Asymmetry: direction matters — switching \(P\) and \(Q\) gives different results.
Undefined for zeros: if \(Q(x) = 0\) and \(P(x) > 0\), then KL diverges to infinity.

To address these, a more robust measure was developed.

Jensen-Shannon Divergence: The Symmetric One

Jensen-Shannon Divergence is a symmetrized and smoothed version of KL divergence:

\[ D_{JS}(P || Q) = \frac{1}{2} D_{KL}(P || M) + \frac{1}{2} D_{KL}(Q || M), \quad M = \frac{1}{2}(P + Q) \]

Symmetric by construction.
Always finite — even if \(P\) or \(Q\) contain zeros.
Bounded: \( 0 \leq D_{JS} \leq \log 2 \).

Entropy Formulation of JSD

JSD can also be written using entropies:

\[ D_{JS}(P || Q) = H(M) - \frac{1}{2} H(P) - \frac{1}{2} H(Q) \]

This measures how much more uncertain the mixture \(M\) is compared to the average uncertainty of \(P\) and \(Q\).

It also has a nice interpretation: it is the mutual information between a sample and its origin label (whether it came from \(P\) or \(Q\)) — thus connecting information theory with classification.

Where I Learned This: Topic Modeling

In Latent Dirichlet Allocation (LDA), topics are distributions over words, and documents are mixtures of topics.

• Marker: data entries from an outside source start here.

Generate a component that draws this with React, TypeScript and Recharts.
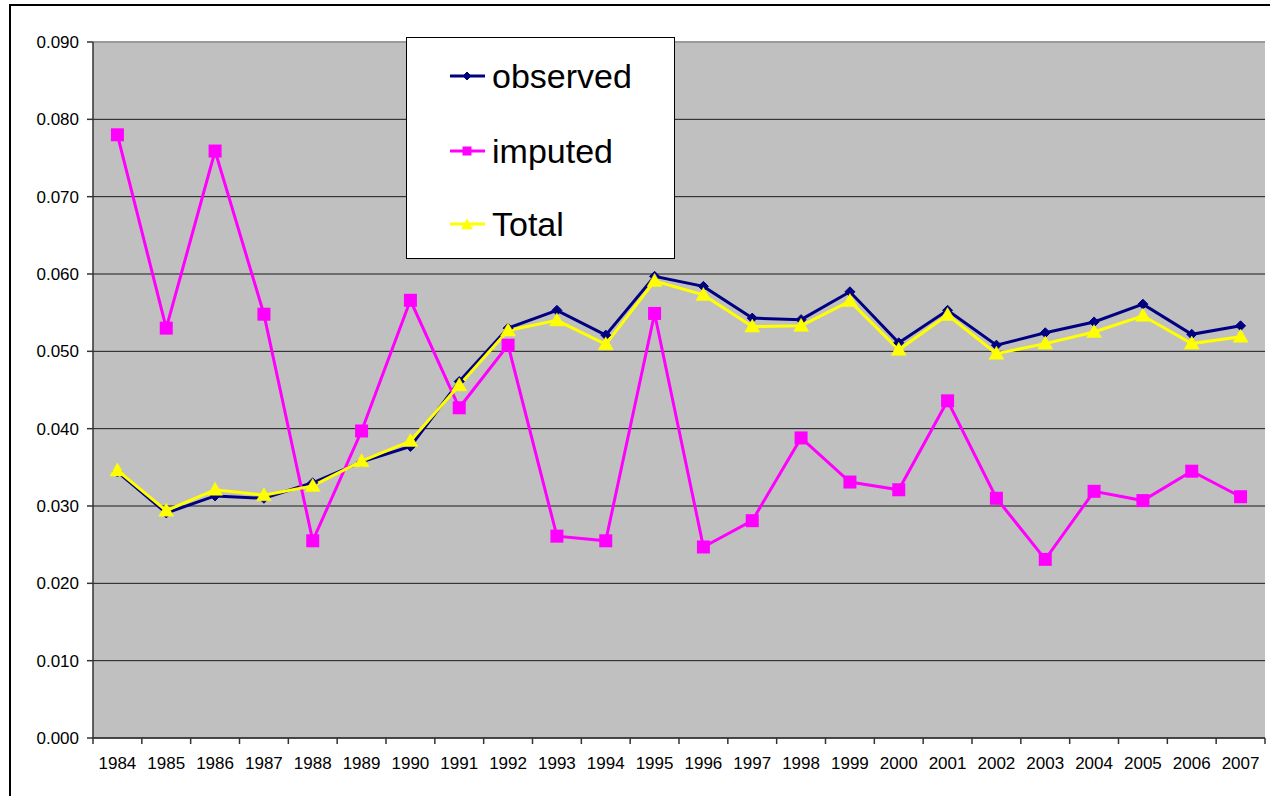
import React from "react";
import { LineChart, Line, XAxis, YAxis, CartesianGrid, Legend, ReferenceLine } from "recharts";

const years = ["1984","1985","1986","1987","1988","1989","1990","1991","1992","1993","1994","1995","1996","1997","1998","1999","2000","2001","2002","2003","2004","2005","2006","2007"];
const observed = [0.0344,0.0291,0.0313,0.0310,0.0330,0.0357,0.0377,0.0461,0.0530,0.0553,0.0521,0.0597,0.0584,0.0543,0.0541,0.0577,0.0511,0.0553,0.0508,0.0524,0.0538,0.0561,0.0522,0.0533];
const imputed = [0.0780,0.0530,0.0759,0.0548,0.0255,0.0397,0.0566,0.0427,0.0508,0.0261,0.0255,0.0549,0.0247,0.0281,0.0388,0.0331,0.0321,0.0436,0.0310,0.0231,0.0319,0.0307,0.0345,0.0312];
const total = [0.0346,0.0294,0.0321,0.0314,0.0326,0.0358,0.0384,0.0456,0.0527,0.0540,0.0509,0.0591,0.0573,0.0532,0.0533,0.0565,0.0502,0.0547,0.0497,0.0510,0.0525,0.0546,0.0510,0.0519];
const yTicks = [0, 0.01, 0.02, 0.03, 0.04, 0.05, 0.06, 0.07, 0.08, 0.09];

const data = years.map((y, i) => ({ year: y, observed: observed[i], imputed: imputed[i], total: total[i] }));

const W = 1270;
const H = 796;
const PLOT_LEFT = 93;
const PLOT_RIGHT = 1265;
const BAND = (PLOT_RIGHT - PLOT_LEFT) / years.length;
const FONT = "'Liberation Sans', Arial, sans-serif";

const NAVY = "#000080";
const MAGENTA = "#FF00FF";
const YELLOW = "#FFFF00";

const Diamond = ({ cx, cy, r = 5, fill }: any) => (
  <path d={`M${cx},${cy - r} L${cx + r},${cy} L${cx},${cy + r} L${cx - r},${cy} Z`} fill={fill} stroke={fill} strokeWidth={1} />
);
const Square = ({ cx, cy, s = 13, fill }: any) => (
  <rect x={cx - s / 2} y={cy - s / 2} width={s} height={s} fill={fill} />
);
const Triangle = ({ cx, cy, w = 14, h = 12, fill }: any) => (
  <path d={`M${cx},${cy - h / 2 - 1} L${cx + w / 2},${cy + h / 2 - 1} L${cx - w / 2},${cy + h / 2 - 1} Z`} fill={fill} stroke={fill} strokeWidth={0.5} />
);

const XTick = (props: any) => {
  const { x, y, payload, index } = props;
  const half = BAND / 2;
  return (
    <g>
      <line x1={x - half} x2={x - half} y1={y} y2={y + 6} stroke="#333" strokeWidth={1.5} />
      {index === years.length - 1 && (
        <line x1={x + half} x2={x + half} y1={y} y2={y + 6} stroke="#333" strokeWidth={1.5} />
      )}
      <text x={x} y={y + 31} textAnchor="middle" fontSize={17} fontFamily={FONT} fill="#000">
        {payload.value}
      </text>
    </g>
  );
};

const legendItems = [
  { label: "observed", color: NAVY, kind: "diamond" },
  { label: "imputed", color: MAGENTA, kind: "square" },
  { label: "Total", color: YELLOW, kind: "triangle" },
];

const LegendBox = () => (
  <div
    style={{
      width: 269,
      height: 222,
      boxSizing: "border-box",
      border: "1px solid #000",
      background: "#fff",
      position: "relative",
      fontFamily: FONT,
    }}
  >
    {legendItems.map((it, i) => {
      const cy = [38, 113, 186][i];
      return (
        <div key={it.label} style={{ position: "absolute", left: 0, top: cy - 20, height: 40, width: 269 }}>
          <svg width={40} height={40} style={{ position: "absolute", left: 42, top: 0 }}>
            <line x1={1} x2={36} y1={20} y2={20} stroke={it.color} strokeWidth={3} />
            {it.kind === "diamond" && <Diamond cx={18} cy={20} r={4} fill={it.color} />}
            {it.kind === "square" && <Square cx={18} cy={20} s={9} fill={it.color} />}
            {it.kind === "triangle" && <Triangle cx={18} cy={21} w={11} h={10} fill={it.color} />}
          </svg>
          <span
            style={{
              position: "absolute",
              left: 85,
              top: 0,
              lineHeight: "40px",
              fontSize: 34,
              color: "#000",
              whiteSpace: "nowrap",
            }}
          >
            {it.label}
          </span>
        </div>
      );
    })}
  </div>
);

export default function App() {
  return (
    <div style={{ position: "absolute", left: 0, top: 0, width: W, height: H, overflow: "hidden", background: "#fff" }}>
      <div
        style={{
          position: "absolute",
          left: 9,
          top: 4,
          width: W + 20,
          height: H + 20,
          border: "2px solid #000",
          boxSizing: "border-box",
        }}
      />
      <div style={{ position: "absolute", left: 0, top: 0 }}>
        <LineChart width={W} height={H} data={data} margin={{ top: 42, right: W - PLOT_RIGHT, bottom: 0, left: 0 }}>
          <CartesianGrid vertical={false} fill="#C0C0C0" stroke="#1a1a1a" strokeWidth={1} />
          <ReferenceLine y={0.09} stroke="#9a9a9a" strokeWidth={2} />
          <XAxis
            dataKey="year"
            interval={0}
            padding={{ left: BAND / 2, right: BAND / 2 }}
            tickSize={0}
            tickMargin={0}
            tickLine={false}
            axisLine={{ stroke: "#333", strokeWidth: 1.5 }}
            tick={<XTick />}
            height={58}
          />
          <YAxis
            width={PLOT_LEFT}
            domain={[0, 0.09]}
            ticks={yTicks}
            interval={0}
            tickFormatter={(v: number) => v.toFixed(3)}
            tickSize={6}
            tickMargin={8}
            tickLine={{ stroke: "#333", strokeWidth: 1.5 }}
            axisLine={{ stroke: "#333", strokeWidth: 1.5 }}
            tick={{ fontSize: 17, fontFamily: FONT, fill: "#000" }}
            allowDataOverflow
          />
          <Legend
            layout="vertical"
            align="center"
            verticalAlign="middle"
            wrapperStyle={{ left: 406, top: 37, width: 269, height: 222 }}
            content={() => <LegendBox />}
          />
          <Line
            dataKey="observed"
            stroke={NAVY}
            strokeWidth={3}
            isAnimationActive={false}
            dot={(p: any) => <Diamond key={`o${p.index}`} cx={p.cx} cy={p.cy} r={5} fill={NAVY} />}
            activeDot={false}
          />
          <Line
            dataKey="imputed"
            stroke={MAGENTA}
            strokeWidth={3}
            isAnimationActive={false}
            dot={(p: any) => <Square key={`i${p.index}`} cx={p.cx} cy={p.cy} s={13} fill={MAGENTA} />}
            activeDot={false}
          />
          <Line
            dataKey="total"
            stroke={YELLOW}
            strokeWidth={3}
            isAnimationActive={false}
            dot={(p: any) => <Triangle key={`t${p.index}`} cx={p.cx} cy={p.cy} w={15} h={13} fill={YELLOW} />}
            activeDot={false}
          />
        </LineChart>
      </div>
    </div>
  );
}
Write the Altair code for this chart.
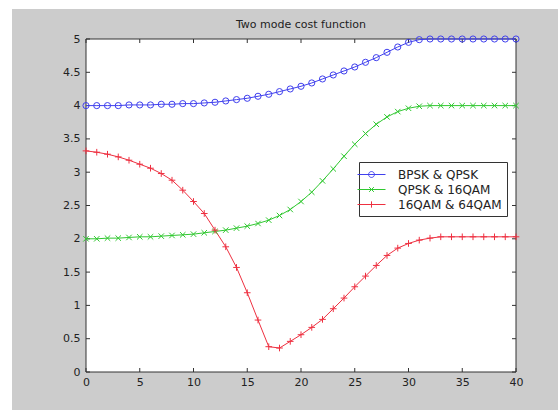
import altair as alt
import pandas as pd

# ---- data ----
x_vals = list(range(41))
series_names = ["BPSK & QPSK", "QPSK & 16QAM", "16QAM & 64QAM"]
bpsk_qpsk = [4.00, 4.00, 4.00, 4.00, 4.01, 4.01, 4.01, 4.02, 4.02, 4.03,
             4.03, 4.04, 4.05, 4.07, 4.09, 4.11, 4.14, 4.17, 4.21, 4.25,
             4.29, 4.34, 4.40, 4.46, 4.52, 4.58, 4.65, 4.72, 4.80, 4.88,
             4.95, 4.99, 5.00, 5.00, 5.00, 5.00, 5.00, 5.00, 5.00, 5.00, 5.00]
qpsk_16qam = [2.00, 2.00, 2.01, 2.01, 2.02, 2.03, 2.03, 2.04, 2.05, 2.06,
              2.07, 2.09, 2.11, 2.13, 2.16, 2.19, 2.23, 2.28, 2.35, 2.44,
              2.56, 2.70, 2.87, 3.05, 3.24, 3.42, 3.58, 3.72, 3.83, 3.91,
              3.96, 3.99, 4.00, 4.00, 4.00, 4.00, 4.00, 4.00, 4.00, 4.00, 4.00]
qam16_64 = [3.32, 3.30, 3.27, 3.23, 3.18, 3.12, 3.06, 2.98, 2.88, 2.73,
            2.56, 2.38, 2.13, 1.88, 1.57, 1.19, 0.78, 0.38, 0.36, 0.46,
            0.56, 0.67, 0.79, 0.95, 1.11, 1.28, 1.44, 1.60, 1.75, 1.86,
            1.93, 1.98, 2.01, 2.03, 2.03, 2.03, 2.03, 2.03, 2.03, 2.03, 2.03]
x_ticks = [0, 5, 10, 15, 20, 25, 30, 35, 40]
y_ticks = [0, 0.5, 1, 1.5, 2, 2.5, 3, 3.5, 4, 4.5, 5]
title_text = "Two mode cost function"

# ---- styling ----
W, H = 430, 333
PAD = {"left": 86, "top": 39, "right": 42, "bottom": 38}
colors = ["#4040ee", "#30c830", "#ee3040"]
FONT = "DejaVu Sans"
TXT = "#222222"

x_path = "M-1,-1L1,1M-1,1L1,-1"
plus_path = "M-1,0L1,0M0,-1L0,1"
marker_shapes = ["circle", x_path, plus_path]
marker_sizes = [38, 30, 44]

leg_o = "M-2,0L2,0M-0.42,0A0.42,0.42 0 1,1 0.42,0A0.42,0.42 0 1,1 -0.42,0"
leg_x = "M-2,0L2,0M-0.34,-0.34L0.34,0.34M-0.34,0.34L0.34,-0.34"
leg_p = "M-2,0L2,0M0,-0.45L0,0.45"
legend_shapes = [leg_o, leg_x, leg_p]

rows = []
for name, vals in zip(series_names, [bpsk_qpsk, qpsk_16qam, qam16_64]):
    for xv, yv in zip(x_vals, vals):
        rows.append({"x": xv, "y": yv, "series": name})
df = pd.DataFrame(rows)

xs = alt.Scale(domain=[0, 40], nice=False, zero=False)
ys = alt.Scale(domain=[0, 5], nice=False, zero=False)
xaxis = alt.Axis(values=x_ticks, title=None, grid=False, ticks=False, domain=False,
                 labelFont=FONT, labelFontSize=11, labelColor=TXT, labelPadding=4,
                 labelFlush=False, labelOverlap=False, labelAngle=0, zindex=1)
yaxis = alt.Axis(values=y_ticks, format="~g", title=None, grid=False, ticks=False,
                 domain=False, labelFont=FONT, labelFontSize=11, labelColor=TXT,
                 labelPadding=6, labelFlush=False, labelOverlap=False, zindex=1)

one = alt.Data(values=[{"k": 1}])
fig_bg = alt.Chart(one).mark_rect(color="#cccccc", clip=False).encode(
    x=alt.value(-74), x2=alt.value(W + PAD["right"]),
    y=alt.value(-30), y2=alt.value(H + PAD["bottom"]))
plot_bg = alt.Chart(one).mark_rect(fill="white", stroke="#333333", strokeWidth=1).encode(
    x=alt.value(0), x2=alt.value(W), y=alt.value(0), y2=alt.value(H))
title_mark = alt.Chart(one).mark_text(
    font=FONT, fontSize=11, color=TXT, align="center", baseline="middle", clip=False
).encode(x=alt.value(W / 2), y=alt.value(-14), text=alt.value(title_text))

xt = pd.DataFrame({"x": x_ticks})
yt = pd.DataFrame({"y": y_ticks})
tick_style = dict(color="#333333", strokeWidth=1)
ticks_b = alt.Chart(xt).mark_rule(**tick_style).encode(
    x=alt.X("x:Q", scale=xs, axis=xaxis), y=alt.value(H), y2=alt.value(H - 4))
ticks_t = alt.Chart(xt).mark_rule(**tick_style).encode(
    x=alt.X("x:Q", scale=xs, axis=xaxis), y=alt.value(0), y2=alt.value(4))
ticks_l = alt.Chart(yt).mark_rule(**tick_style).encode(
    y=alt.Y("y:Q", scale=ys, axis=yaxis), x=alt.value(0), x2=alt.value(4))
ticks_r = alt.Chart(yt).mark_rule(**tick_style).encode(
    y=alt.Y("y:Q", scale=ys, axis=yaxis), x=alt.value(W), x2=alt.value(W - 4))

color_scale = alt.Scale(domain=series_names, range=colors)
legend = alt.Legend(
    title=None, orient="none", legendX=273, legendY=123, direction="vertical",
    fillColor="white", strokeColor="#333333", padding=5,
    labelFont=FONT, labelFontSize=12, labelColor=TXT, labelOffset=19,
    labelExpr="datum.label + '  '",
    symbolSize=196, symbolStrokeWidth=1, symbolOpacity=1, rowPadding=1, zindex=2)

lines = alt.Chart(df).mark_line(strokeWidth=1).encode(
    x=alt.X("x:Q", scale=xs, axis=xaxis),
    y=alt.Y("y:Q", scale=ys, axis=yaxis),
    color=alt.Color("series:N", scale=color_scale, legend=legend),
)

point_layers = []
for name, col, shp, sz in zip(series_names, colors, marker_shapes, marker_sizes):
    point_layers.append(
        alt.Chart(df).transform_filter(alt.datum.series == name).mark_point(
            shape=shp, size=sz, filled=False, strokeWidth=1, color=col, opacity=1
        ).encode(x=alt.X("x:Q", scale=xs, axis=xaxis), y=alt.Y("y:Q", scale=ys, axis=yaxis))
    )

# legend-only layer: no rows drawn, scales carry the legend entries
legend_layer = alt.Chart(df).transform_filter("false").mark_point(
    filled=False, strokeWidth=1, opacity=1
).encode(
    x=alt.X("x:Q", scale=xs, axis=xaxis),
    y=alt.Y("y:Q", scale=ys, axis=yaxis),
    color=alt.Color("series:N", scale=color_scale, legend=legend),
    shape=alt.Shape("series:N", scale=alt.Scale(domain=series_names, range=legend_shapes),
                    legend=legend),
)

chart = alt.layer(fig_bg, plot_bg, title_mark, ticks_b, ticks_t, ticks_l, ticks_r, lines,
                  *point_layers, legend_layer).properties(
    width=W, height=H, padding=PAD, autosize=alt.AutoSizeParams(type="none"),
    background="white",
).configure_view(stroke=None)

chart.save("out.html", embed_options={"renderer": "svg", "actions": False})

KL divergence plays a central role:

Comparing topic similarity: are two topics semantically close?
Document inference: how likely is a document under a given topic model?
Optimization: LDA uses variational inference to minimize KL divergence between true and approximate posteriors.

Conclusion

KL divergence gave us a powerful lens for measuring divergence between beliefs and reality — but it’s not perfect. Jensen-Shannon builds on it with symmetry and robustness. Behind them all, Shannon's insight remains foundational: information is uncertainty, and math can measure it.

References

Kullback, S., & Leibler, R. A. (1951). On information and sufficiency. Annals of Mathematical Statistics.
Shannon, C. E. (1948). A Mathematical Theory of Communication. Bell System Technical Journal.
Lin, J. (1991). Divergence measures based on the Shannon entropy. IEEE Transactions on Information Theory.
Blei, D. M., Ng, A. Y., & Jordan, M. I. (2003). Latent Dirichlet Allocation. Journal of Machine Learning Research.